Pastor Henry C. Smith dies

 

Rev. Henry Clay Smith, D.D., pastor of Second Baptist Church for 32 1/2 years, from June 1972 to December 2004, died Tuesday, Oct. 30, 2012, of lymphoma at the James E. Cartwright Care Center, a hospice in Saginaw.

Rev. Dr. Henry C. Smith guided Dowagiac's Second Baptist Church for more than 32 years, 1972-2004

He was ordained in 1964 and would have turned 83 Nov. 26.

There will be a family hour at 10 a.m. Nov. 9 at Corinthian Baptist Church, 104 S. 10th St., with his funeral starting at 11. Pastor Roy L. Manning will officiate, with interment in Eastlawn Memorial Gardens.

Friends may call at Evans and Browne’s Funeral Home, 441 N. Jefferson Ave., on Thursday, Nov. 8, 2-8 p.m.

The Rev. Smith was a former Dowagiac Board of Education member. His widow, Dr. Jean O. Smith, was president of the school board. Each guided the local NAACP branch.
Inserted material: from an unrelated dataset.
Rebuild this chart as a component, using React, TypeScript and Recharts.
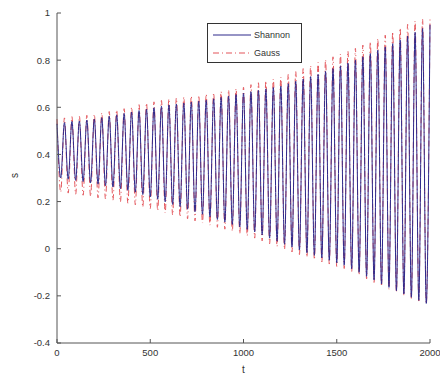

He had a remarkable tenure in a job he didn’t want in the first place.
When the Rev. Smith preached education or high moral standards to young people, it was the voice of experience coming from someone who learned from his own mistakes.
He dropped out of school after eighth grade, rebelled against his religious upbringing by becoming a “playboy” and even went AWOL when the Army sent him to Korea, but he ended Second Baptist’s reputation for frequent leadership turnover.
Before the Rev. Smith delivered his tryout sermon April 18, 1972, “They told me not to get my hopes too high,” he recalled during a Daily News interview for his silver anniversary in 1997.
Especially during frequent travels around the country, when he saw friends in cities such as Detroit and Chicago packing pistols in their briefcases and “ringing the bell between the bars” to enter their offices.
He became “spoiled” walking to work from his nearby home on Tuthill Street or riding the Blue Demon, an old bike he got from Southwestern Michigan College Museum Director Stan Hamper.
Rev. Smith often demonstrated an ability to land on his feet.
When he was partying before shipping out for Korea and found himself away without leave, the military sent him to a veritable paradise in Honolulu.
Married to Kate in 1949, he was one of only two men in his 27-man squadron who returned home to wives instead of “Dear John” letters.
Her death only 14 months after moving to Dowagiac was devastating, not only because it left him alone in new surroundings to raise an 11-year-old daughter, Deidreia, a 1979 Union High School graduate, but Kate died on their 25th wedding anniversary, Feb. 2, 1974, of a massive heart attack hours before a surprise party she had planned.
They say the Lord works in mysterious ways. Rev. Smith knew that better than most. He sincerely said that loss left him with “nothing but precious memories” of the first woman he loved and with the rich life he made since starting over.
In Saginaw, his siblings lived in sight of each other’s houses on the same street.
Rev. Smith eventually embraced the town that comforted him and came to enjoy Dowagiac enough to resist opportunities offered elsewhere.
When Kate died, “Dowagiac supported me — the community, not just the congregation — and was very responsive. That made this community so important to me. They rallied around me,” particularly clergy such as William O’Leary and John Ristow, who treated him “like a son. I shall never forget those two men.”

When Rev. Smith departed, he was roasted so reverently at Southwestern Michigan College’s Mathews Conference Center East, the Daily News said he “escaped unsinged — though not unsung” because City Clerk James Snow, one of the toastmasters, serenaded the fellow Rotarian he called “Smitty.”

Vocalists Bonita Mitchell, a duet of Pauline Murray and Lula Holtz, Charlotte Dillard and Mildred Bailey also literally sang the pastor’s praises.
Mayor Donald Lyons called it a “very bittersweet moment for me. I’ve had the great pleasure of knowing Henry for very close to 30 years. We served together on Dowagiac school board, where I gained a great deal of respect for him. The service he performed for the youth of this community, there’s nothing we can say or do that’s going to pay that back. It’s simply too great a debt. But we can say ‘thank-you’ from the bottom of our hearts.”
Minnie Macon Warren, now chairwoman of the Cass County Board of Commissioners, returned home to Dowagiac in 1987.

“We were having a lot of problems. It was drug-infested, and there were drive-by shootings,” so she worked with the Smiths “to take (Walter Ward Park) back” with a series of Labor Day Black Family Celebrations.